Two-Sided Risk Framework
Beat Scenario: If Xylem reports Q2 EPS and revenue materially above consensus — and, critically, raises full-year guidance with specificity around margin expansion or volume acceleration — the structural argument for a premium multiple strengthens. A guidance raise would directly address the gap between narrative expectation and what Q1 formally delivered. In this scenario, the 20.6% fair value premium begins to look less anomalous, and the distributional institutional posture could reverse. The recovery from a 5.70% annual drawdown would require this kind of catalyst.

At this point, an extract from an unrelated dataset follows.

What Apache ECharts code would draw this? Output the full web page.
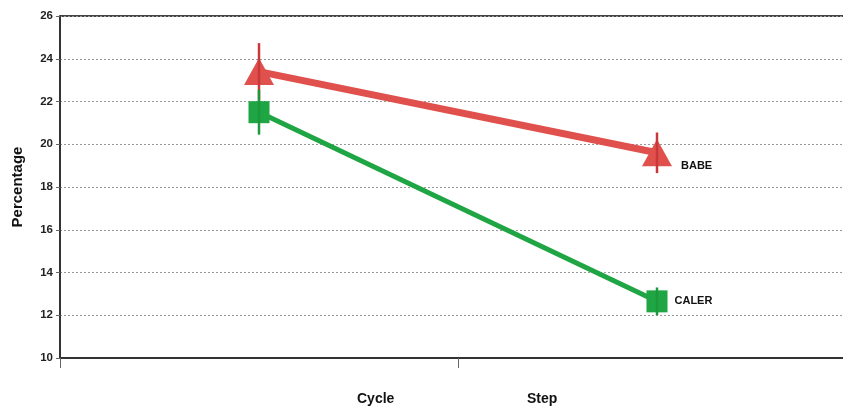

Miss Scenario: If Q2 results again track narrowly to consensus — or fall short — with no upward guidance revision, the premium valuation lacks a new justification mechanism. The dormant narrative has no fresh catalyst to reignite it, institutional flows remain distributional, and the stock's inability to hold 52-week levels despite sector tailwinds from infrastructure spending becomes more difficult to explain. In this scenario, the fair value gap is the directional gravity.
Four-Bullet Watchlist for the Print
- Full-year EPS and revenue guidance revision: any raise, maintenance, or reduction relative to current guidance will be the primary valuation anchor for the post-print reaction.
- Gross and operating margin trajectory: Q1 gross margin of 37.79% should be benchmarked against Q2 results to assess whether profitability is expanding, compressing, or flat — the 9.08% net margin leaves limited buffer.
- Order book and backlog disclosures: given the infrastructure-spending thesis underlying the premium multiple, commentary on new orders and project pipeline velocity is essential for evaluating forward revenue visibility.
- Management characterization of guidance posture: the specific language used — whether "maintaining," "narrowing toward the high end," or "raising" — carries material informational content after the Q1 guidance-versus-expectation miscommunication in post-call coverage.
Xylem approaches its May 5 print carrying a valuation structure that is more exposed to the precision of its guidance language than to any single line in the income statement.